Behind the lack of attention to non-first-time visitors is likely an economic calculation on the part of local travel industry leaders.  Sometimes the sights themselves are simply way too famous that they will get a revolving door of first-time visitors as long as access to the sights themselves are good enough (Jiufen is a perfect example of such logic in Taiwan).  There is much better return on investment if little funds are spent on improving access rather than improving service and other auxiliary, non-essential elements, especially considering that such nuanced improvements cannot be easily marketed to the general public.

However, not all sights can depend on one or a few big prominent sights to keep drawing tourists in.  Travelers are notoriously fickle in their desires and tastes.  If place B emerges to offer the same thing for cheaper price than place A, then A can quickly fade away as a tourist spot.  To keep itself worthy of visit, A must continue to differentiate itself from B.  Here is where suggestions of non-first-time visitors become pivotal.  Even if B can offer the same thing as A, if A can signal itself to travelers that it is willing to listen and change, then it has opportunities to poach back people who already visited B but want the same sight again.

In such a case, the calculations for investment changes for A.  The focus is no longer on getting people to come for the first time, but getting them to go to a similar sight again.  B can have most of the first-time travelers, but A will ensure that those who visited B will want to go again by investing on services that make B much better than A.  To improve on such services involves much more than just listening to travelers' suggestions.  It depends on complete shift in investment strategies where the focus is on overall traveler experiences rather than just the sights themselves.
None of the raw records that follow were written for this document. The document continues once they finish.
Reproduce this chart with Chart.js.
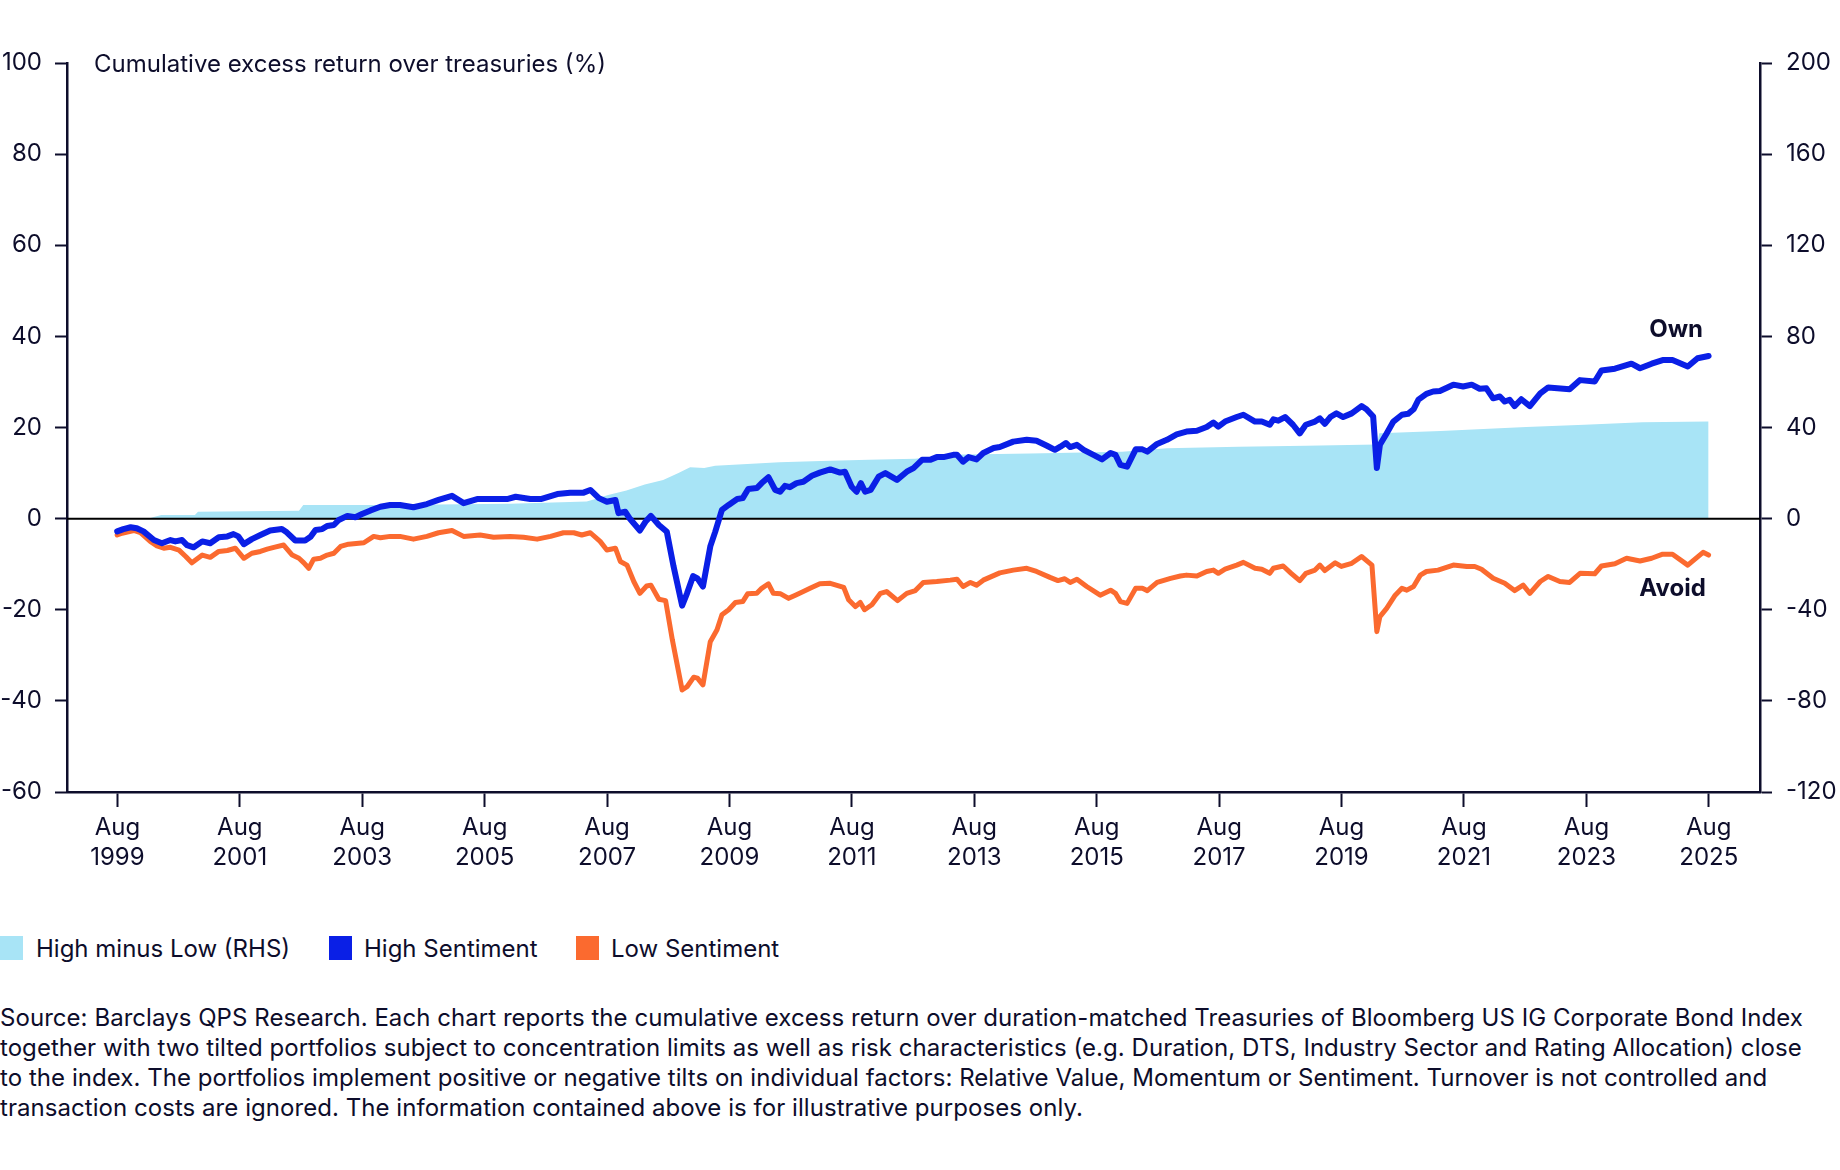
<!DOCTYPE html>
<html>
<head>
<meta charset="utf-8">
<script src="https://cdn.jsdelivr.net/npm/chart.js@4"></script>
<style>
html,body{margin:0;padding:0;background:#fff;}
body{width:1840px;height:1170px;position:relative;overflow:hidden;font-family:Inter,"Noto Sans",sans-serif;color:#0d0d2b;}
#wrap{position:absolute;left:0;top:0;width:1840px;height:900px;}
#legend{position:absolute;left:0;top:936px;height:24px;font-size:24px;line-height:24px;white-space:nowrap;}
.item{position:absolute;top:0;height:24px;}
.sw{position:absolute;top:0;left:0;width:23px;height:24px;}
.lbl{position:absolute;top:1px;}
#note{position:absolute;left:0;top:1003px;font-size:24px;line-height:30px;white-space:nowrap;letter-spacing:0.05px;}
</style>
</head>
<body>
<div id="wrap"><canvas id="c" width="1840" height="900"></canvas></div>
<div id="legend">
  <div class="item" style="left:0"><div class="sw" style="background:#a8e4f6"></div><div class="lbl" style="left:36px">High minus Low (RHS)</div></div>
  <div class="item" style="left:329px"><div class="sw" style="background:#0a1fe6"></div><div class="lbl" style="left:35px">High Sentiment</div></div>
  <div class="item" style="left:576px"><div class="sw" style="background:#fb6a2f"></div><div class="lbl" style="left:35px">Low Sentiment</div></div>
</div>
<div id="note">Source: Barclays QPS Research. Each chart reports the cumulative excess return over duration-matched Treasuries of Bloomberg US IG Corporate Bond Index<br>together with two tilted portfolios subject to concentration limits as well as risk characteristics (e.g. Duration, DTS, Industry Sector and Rating Allocation) close<br>to the index. The portfolios implement positive or negative tilts on individual factors: Relative Value, Momentum or Sentiment. Turnover is not controlled and<br>transaction costs are ignored. The information contained above is for illustrative purposes only.</div>
<script>
// ---- Data (dates as decimal years) ----
const tickYears = [1999,2001,2003,2005,2007,2009,2011,2013,2015,2017,2019,2021,2023,2025];
const tickMonth = 'Aug';

const highDates = [1999.58,1999.68,1999.8,1999.9,2000.01,2000.18,2000.31,2000.45,2000.53,2000.64,2000.72,2000.83,2000.97,2001.1,2001.24,2001.38,2001.48,2001.56,2001.65,2001.78,2001.92,2002.08,2002.27,2002.35,2002.49,2002.65,2002.74,2002.82,2002.93,2003.01,2003.12,2003.2,2003.34,2003.47,2003.58,2003.72,2003.88,2004.04,2004.2,2004.42,2004.64,2004.83,2005.05,2005.24,2005.46,2005.68,2005.95,2006.09,2006.33,2006.5,2006.77,2006.98,2007.2,2007.31,2007.45,2007.58,2007.72,2007.77,2007.88,2007.96,2008.12,2008.21,2008.3,2008.43,2008.56,2008.67,2008.81,2008.89,2008.99,2009.06,2009.15,2009.27,2009.35,2009.46,2009.57,2009.71,2009.8,2009.89,2010.03,2010.11,2010.22,2010.33,2010.41,2010.49,2010.57,2010.68,2010.79,2010.93,2011.06,2011.23,2011.39,2011.47,2011.58,2011.66,2011.73,2011.8,2011.89,2012.02,2012.13,2012.32,2012.48,2012.59,2012.73,2012.86,2012.97,2013.08,2013.24,2013.3,2013.4,2013.49,2013.62,2013.73,2013.9,2014.0,2014.22,2014.44,2014.6,2014.77,2014.9,2014.99,2015.08,2015.15,2015.26,2015.37,2015.53,2015.67,2015.81,2015.89,2015.97,2016.08,2016.22,2016.33,2016.41,2016.57,2016.73,2016.89,2017.05,2017.22,2017.38,2017.49,2017.57,2017.68,2017.87,2017.98,2018.17,2018.28,2018.41,2018.47,2018.55,2018.66,2018.79,2018.9,2019.0,2019.15,2019.23,2019.31,2019.4,2019.5,2019.61,2019.75,2019.91,2019.99,2020.1,2020.16,2020.21,2020.32,2020.43,2020.57,2020.67,2020.76,2020.84,2020.97,2021.08,2021.19,2021.41,2021.57,2021.71,2021.84,2021.95,2022.06,2022.17,2022.25,2022.33,2022.41,2022.52,2022.66,2022.83,2022.96,2023.31,2023.48,2023.72,2023.83,2024.05,2024.32,2024.46,2024.65,2024.83,2024.99,2025.24,2025.4,2025.58];
const highValues = [-2.8,-2.3,-1.9,-2.1,-2.8,-4.7,-5.4,-4.7,-5.0,-4.7,-5.8,-6.3,-5.0,-5.4,-4.1,-3.9,-3.4,-3.9,-5.6,-4.5,-3.6,-2.6,-2.3,-3.0,-4.8,-4.8,-4.0,-2.5,-2.3,-1.6,-1.4,-0.3,0.6,0.3,1.0,1.8,2.6,3.0,3.0,2.5,3.2,4.1,5.0,3.4,4.3,4.3,4.3,4.8,4.3,4.3,5.4,5.7,5.7,6.3,4.5,3.7,4.1,1.2,1.5,-0.1,-2.6,-0.7,0.6,-1.4,-2.9,-10.5,-19.1,-16.4,-12.6,-13.1,-14.9,-6.1,-2.9,1.9,3.0,4.3,4.5,6.5,6.7,7.8,9.1,6.3,5.9,7.2,6.9,7.8,8.1,9.4,10.1,10.8,10.1,10.3,7.0,5.9,7.8,5.9,6.3,9.2,10.0,8.5,10.3,11.1,12.9,12.9,13.5,13.5,14.0,14.0,12.5,13.5,13.0,14.4,15.5,15.7,16.9,17.3,17.1,16.0,15.1,15.8,16.6,15.7,16.2,15.1,14.0,13.0,14.4,14.0,11.8,11.4,15.2,15.2,14.7,16.4,17.3,18.5,19.1,19.3,20.1,21.1,20.2,21.3,22.3,22.8,21.3,21.3,20.6,21.8,21.5,22.3,20.6,18.7,20.6,21.3,22.0,20.8,22.3,23.1,22.3,23.1,24.7,24.0,22.4,11.1,16.2,18.7,21.3,22.8,23.0,24.0,26.1,27.4,27.9,28.0,29.4,29.0,29.4,28.5,28.6,26.4,26.8,25.7,26.1,24.7,26.2,24.7,27.5,28.8,28.4,30.4,30.1,32.5,32.9,34.0,33.0,34.0,34.8,34.8,33.4,35.2,35.7];

const lowDates = [1999.58,1999.66,1999.85,1999.96,2000.12,2000.23,2000.34,2000.45,2000.59,2000.7,2000.8,2000.97,2001.1,2001.24,2001.38,2001.51,2001.65,2001.78,2001.92,2002.03,2002.14,2002.3,2002.44,2002.55,2002.63,2002.71,2002.79,2002.9,2003.01,2003.12,2003.23,2003.36,2003.61,2003.77,2003.88,2004.04,2004.2,2004.42,2004.64,2004.83,2005.05,2005.24,2005.51,2005.73,2006.0,2006.22,2006.44,2006.66,2006.87,2007.04,2007.17,2007.31,2007.47,2007.58,2007.72,2007.8,2007.91,2008.02,2008.12,2008.23,2008.3,2008.43,2008.54,2008.65,2008.81,2008.89,2009.0,2009.06,2009.15,2009.27,2009.38,2009.46,2009.57,2009.68,2009.8,2009.88,2010.03,2010.11,2010.22,2010.3,2010.42,2010.55,2010.66,2010.79,2010.9,2011.06,2011.23,2011.45,2011.53,2011.64,2011.72,2011.79,2011.91,2012.05,2012.15,2012.33,2012.48,2012.62,2012.75,2012.97,2013.19,2013.3,2013.4,2013.52,2013.62,2013.73,2014.0,2014.22,2014.44,2014.6,2014.82,2014.95,2015.06,2015.15,2015.26,2015.42,2015.64,2015.81,2015.89,2015.97,2016.08,2016.22,2016.33,2016.41,2016.57,2016.79,2016.95,2017.05,2017.22,2017.38,2017.49,2017.57,2017.68,2017.87,2017.98,2018.17,2018.28,2018.41,2018.47,2018.63,2018.76,2018.9,2019.0,2019.15,2019.23,2019.31,2019.48,2019.58,2019.75,2019.91,2020.08,2020.16,2020.21,2020.32,2020.46,2020.57,2020.65,2020.76,2020.87,2020.97,2021.16,2021.41,2021.63,2021.76,2021.87,2022.06,2022.25,2022.41,2022.55,2022.66,2022.83,2022.96,2023.15,2023.31,2023.48,2023.72,2023.83,2024.05,2024.24,2024.46,2024.65,2024.83,2024.99,2025.24,2025.49,2025.58];
const lowValues = [-3.6,-3.2,-2.6,-3.1,-5.0,-6.0,-6.5,-6.3,-6.9,-8.3,-9.7,-8.0,-8.5,-7.2,-7.0,-6.5,-8.7,-7.6,-7.2,-6.7,-6.3,-5.8,-8.0,-8.7,-9.7,-10.9,-8.9,-8.7,-8.0,-7.6,-6.1,-5.6,-5.3,-3.9,-4.2,-3.9,-3.9,-4.5,-3.9,-3.1,-2.6,-3.9,-3.6,-4.1,-3.9,-4.1,-4.5,-3.9,-3.1,-3.1,-3.6,-3.1,-5.0,-6.9,-6.5,-9.4,-10.2,-13.8,-16.4,-14.8,-14.6,-17.7,-18.0,-26.6,-37.6,-36.9,-34.8,-35.0,-36.5,-27.0,-24.4,-21.1,-20.0,-18.4,-18.2,-16.5,-16.4,-15.3,-14.3,-16.4,-16.5,-17.5,-16.8,-16.0,-15.3,-14.3,-14.2,-15.1,-17.8,-19.3,-18.4,-20.0,-18.9,-16.4,-16.0,-18.0,-16.4,-15.8,-14.0,-13.8,-13.5,-13.3,-14.9,-14.0,-14.6,-13.5,-11.9,-11.3,-10.9,-11.6,-12.9,-13.6,-13.2,-14.0,-13.3,-14.9,-16.8,-15.7,-16.4,-18.2,-18.6,-15.3,-15.3,-15.8,-14.0,-13.1,-12.6,-12.4,-12.6,-11.6,-11.3,-12.0,-11.1,-10.2,-9.6,-10.9,-11.1,-12.0,-10.9,-10.4,-12.0,-13.6,-12.0,-11.3,-10.2,-11.4,-9.7,-10.5,-9.8,-8.3,-10.2,-24.8,-21.5,-19.7,-16.8,-15.3,-15.7,-14.9,-12.4,-11.6,-11.3,-10.2,-10.5,-10.5,-11.1,-13.1,-14.2,-15.8,-14.6,-16.4,-13.8,-12.7,-13.8,-14.0,-12.0,-12.1,-10.4,-9.9,-8.7,-9.3,-8.7,-7.8,-7.8,-10.2,-7.4,-8.0];

const spreadDates = [2000.1,2000.15,2000.3,2000.85,2000.9,2002.55,2002.62,2004.0,2006.0,2007.25,2007.45,2007.6,2007.9,2008.2,2008.5,2008.75,2008.94,2009.17,2009.35,2009.65,2010.4,2011.08,2011.86,2012.62,2013.19,2014.5,2016.0,2016.73,2017.9,2019.0,2020.16,2020.2,2021.2,2021.9,2022.6,2023.55,2024.5,2025.58];
const spreadValues = [0,0.5,1.6,1.6,3.0,3.5,6.0,6.0,6.5,7.5,9.0,10.4,12.4,15.0,17.0,20.0,22.5,22.2,23.2,23.7,24.7,25.3,25.8,26.3,28.0,28.6,29.4,30.9,31.6,32.0,32.5,37.5,38.5,39.3,40.2,41.2,42.3,42.6];

const seriesNames = ['High Sentiment','Low Sentiment','High minus Low (RHS)'];
const endLabels = [{text:'Own', x:2025.05, y:41.5},{text:'Avoid', x:2024.99, y:-15.5}];
const yTitle = 'Cumulative excess return over treasuries (%)';

// ---- Styles ----
const NAVY = '#0d0d2b';
const BLUE = '#0a1fe6';
const ORANGE = '#fb6a2f';
const FILL = '#a8e4f6';
const FONT = 'Inter, "Noto Sans", sans-serif';

const toXY = (xs, ys) => xs.map((x,i)=>({x:x, y:ys[i]}));
const tickVals = tickYears.map(y => y + 7/12);

const overlay = {
  id:'overlay',
  afterDatasetDraw(chart, args){
    if (args.index !== 2) return;
    const ctx = chart.ctx, a = chart.chartArea, y0 = chart.scales.y.getPixelForValue(0);
    ctx.save();
    ctx.strokeStyle = '#000'; ctx.lineWidth = 2;
    ctx.beginPath(); ctx.moveTo(a.left, y0); ctx.lineTo(a.right, y0); ctx.stroke();
    ctx.restore();
  },
  afterDraw(chart){
    const ctx = chart.ctx, a = chart.chartArea, xs = chart.scales.x, ys = chart.scales.y;
    ctx.save();
    ctx.fillStyle = NAVY;
    ctx.font = '24px ' + FONT;
    ctx.textAlign = 'left'; ctx.textBaseline = 'middle';
    ctx.fillText(yTitle, a.left + 27, ys.getPixelForValue(100) + 2);
    ctx.font = 'bold 24px ' + FONT;
    ctx.textAlign = 'center';
    endLabels.forEach(l => ctx.fillText(l.text, xs.getPixelForValue(l.x), ys.getPixelForValue(l.y)));
    ctx.restore();
  }
};

new Chart(document.getElementById('c'), {
  type:'line',
  data:{
    datasets:[
      {label:seriesNames[0], data:toXY(highDates, highValues), yAxisID:'y', borderColor:BLUE, borderWidth:6, pointRadius:0, tension:0, fill:false, borderJoinStyle:'round', borderCapStyle:'round'},
      {label:seriesNames[1], data:toXY(lowDates, lowValues), yAxisID:'y', borderColor:ORANGE, borderWidth:5, pointRadius:0, tension:0, fill:false, borderJoinStyle:'round', borderCapStyle:'round'},
      {label:seriesNames[2], data:toXY(spreadDates, spreadValues), yAxisID:'y1', borderWidth:0, borderColor:FILL, backgroundColor:FILL, pointRadius:0, tension:0, fill:'origin'}
    ]
  },
  options:{
    responsive:false, animation:false, devicePixelRatio:1,
    layout:{padding:{top:63, left:0, right:0, bottom:0}},
    plugins:{legend:{display:false}, tooltip:{enabled:false}},
    scales:{
      x:{
        type:'linear', min:1998.76, max:2026.42,
        afterBuildTicks(s){ s.ticks = tickVals.map(v=>({value:v})); },
        afterFit(s){ s.height = 108; },
        ticks:{
          autoSkip:false, maxRotation:0, padding:6, color:NAVY,
          font:{family:FONT, size:24, lineHeight:30/24},
          callback(v){ const i = tickVals.findIndex(t=>Math.abs(t-v)<1e-6); return i<0 ? '' : [tickMonth, String(tickYears[i])]; }
        },
        grid:{drawOnChartArea:false, drawTicks:true, tickLength:15, tickColor:NAVY, tickWidth:2},
        border:{display:true, color:NAVY, width:2.5}
      },
      y:{
        position:'left', min:-60, max:100,
        afterFit(s){ s.width = 67; },
        ticks:{stepSize:20, padding:13, color:NAVY, font:{family:FONT, size:24}},
        grid:{drawOnChartArea:false, drawTicks:true, tickLength:12, tickColor:NAVY, tickWidth:2},
        border:{display:true, color:NAVY, width:2.5}
      },
      y1:{
        position:'right', min:-120, max:200,
        afterFit(s){ s.width = 80; },
        ticks:{stepSize:40, padding:14, color:NAVY, font:{family:FONT, size:24}},
        grid:{drawOnChartArea:false, drawTicks:true, tickLength:12, tickColor:NAVY, tickWidth:2},
        border:{display:true, color:NAVY, width:2.5}
      }
    }
  },
  plugins:[overlay]
});
</script>
</body>
</html>
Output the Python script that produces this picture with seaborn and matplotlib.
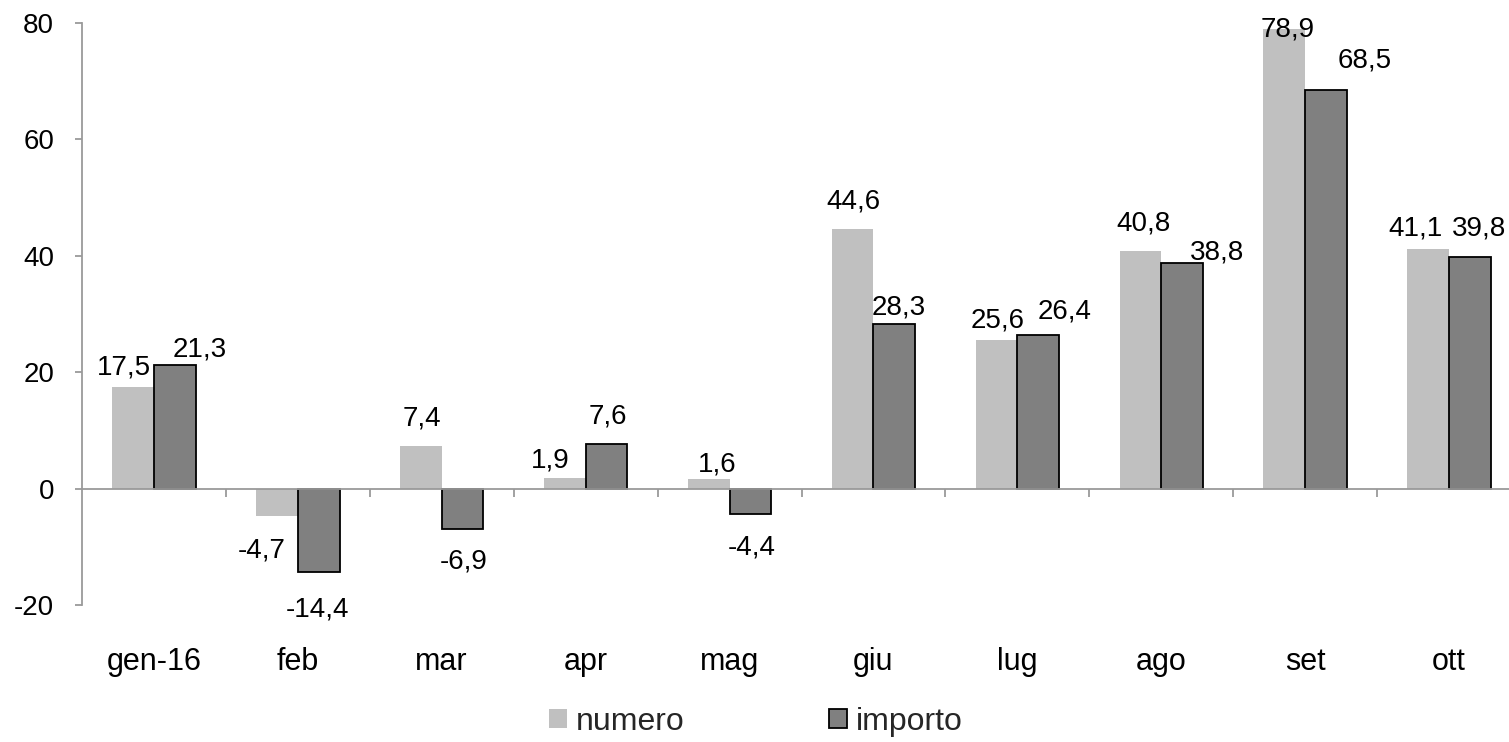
import matplotlib
matplotlib.use('Agg')
import matplotlib.pyplot as plt
import seaborn as sns
import pandas as pd
import numpy as np
from matplotlib.patches import Patch

# ---- data ----
categories = ['gen-16', 'feb', 'mar', 'apr', 'mag', 'giu', 'lug', 'ago', 'set', 'ott']
numero = [17.5, -4.7, 7.4, 1.9, 1.6, 44.6, 25.6, 40.8, 78.9, 41.1]
importo = [21.3, -14.4, -6.9, 7.6, -4.4, 28.3, 26.4, 38.8, 68.5, 39.8]
series_names = ['numero', 'importo']
y_ticks = [-20, 0, 20, 40, 60, 80]

# ---- styles ----
colors = {'numero': '#c0c0c0', 'importo': '#808080'}
axis_gray = '#9a9a9a'
# label offsets in pixels (dx right, dy down) relative to bar end
numero_off = [(-9, -19), (-15, 35), (1, -27), (-15, -17), (9, -15),
              (1, -28), (1, -19), (3, -28), (3, 0), (-13, -21)]
importo_off = [(25, -15), (-1, 37), (1, 33), (1, -28), (1, 33),
               (4, -16), (26, -23), (35, -10), (39, -29), (9, -28)]

sns.set_theme(style='white')
plt.rcParams['font.family'] = ['Liberation Sans', 'DejaVu Sans']

df = pd.DataFrame({
    'mese': categories * 2,
    'serie': [series_names[0]] * len(categories) + [series_names[1]] * len(categories),
    'valore': numero + importo,
})

fig = plt.figure(figsize=(15.09, 7.42), dpi=100)
ax = fig.add_axes([82 / 1509, 137 / 742, 1439 / 1509, 582 / 742])

sns.barplot(data=df, x='mese', y='valore', hue='serie', order=categories,
            hue_order=series_names, palette=colors, width=0.58, gap=0,
            saturation=1, errorbar=None, legend=False, ax=ax)

for p in ax.containers[0]:
    p.set_edgecolor('none')
    p.set_linewidth(0)
for p in ax.containers[1]:
    p.set_edgecolor('black')
    p.set_linewidth(1.3)

ax.set_xlim(-0.5, 9.5)
ax.set_ylim(-20, 80)
ax.set_xlabel('')
ax.set_ylabel('')

for s in ['top', 'right']:
    ax.spines[s].set_visible(False)
ax.spines['bottom'].set_position(('data', 0))
ax.spines['bottom'].set_color(axis_gray)
ax.spines['bottom'].set_linewidth(1.3)
ax.spines['left'].set_color(axis_gray)
ax.spines['left'].set_linewidth(1.3)

ax.set_yticks(y_ticks)
ax.set_yticklabels([str(v) for v in y_ticks])
ax.tick_params(axis='y', length=5, width=1.3, color=axis_gray, labelsize=20,
               pad=15, labelcolor='black', direction='out', left=True)

ax.set_xticks(range(len(categories)))
ax.set_xticklabels(categories)
ax.set_xticks(np.arange(0.5, len(categories) - 0.5, 1), minor=True)
ax.tick_params(axis='x', which='major', length=0, pad=114, labelsize=22,
               labelcolor='black', bottom=True)
ax.tick_params(axis='x', which='minor', length=6, width=1.3, color=axis_gray,
               direction='out', bottom=True)


def fmt(v):
    return f"{v:.1f}".replace('.', ',')


for cont, offs in [(ax.containers[0], numero_off), (ax.containers[1], importo_off)]:
    for p, (dx, dy) in zip(cont, offs):
        x = p.get_x() + p.get_width() / 2
        y_end = p.get_y() + p.get_height()
        ax.annotate(fmt(y_end), xy=(x, y_end), xytext=(dx, -dy),
                    textcoords='offset pixels', ha='center', va='center',
                    fontsize=20, color='black', annotation_clip=False)

handles = [Patch(facecolor=colors['numero'], edgecolor='none'),
           Patch(facecolor=colors['importo'], edgecolor='black', linewidth=1.3)]
fig.legend(handles=handles, labels=series_names, loc='center',
           bbox_to_anchor=(756 / 1509, 1 - 722 / 742), ncol=2, frameon=False,
           fontsize=23, handlelength=0.56, handleheight=0.56,
           handletextpad=0.28, columnspacing=4.5)

fig.savefig('out.png', dpi=100)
A place like Wulai is exactly where such a strategy might have the biggest payoff.  Hot springs and waterfall are not unique.  Indeed, there are much bigger, better ones not just in other countries but also abroad.  But hot springs in particular are places that attract repeaters.  People who like hot springs will go to them multiple times, and they are quite open about going to different hot springs towns due to supposed differences in the water's chemicals.  Among the many hot springs towns, the choices will ultimately be made by difference in facilities, the service, and the general environment, rather than the water itself.  Those auxiliary elements will make the place worthy of a second-time visit.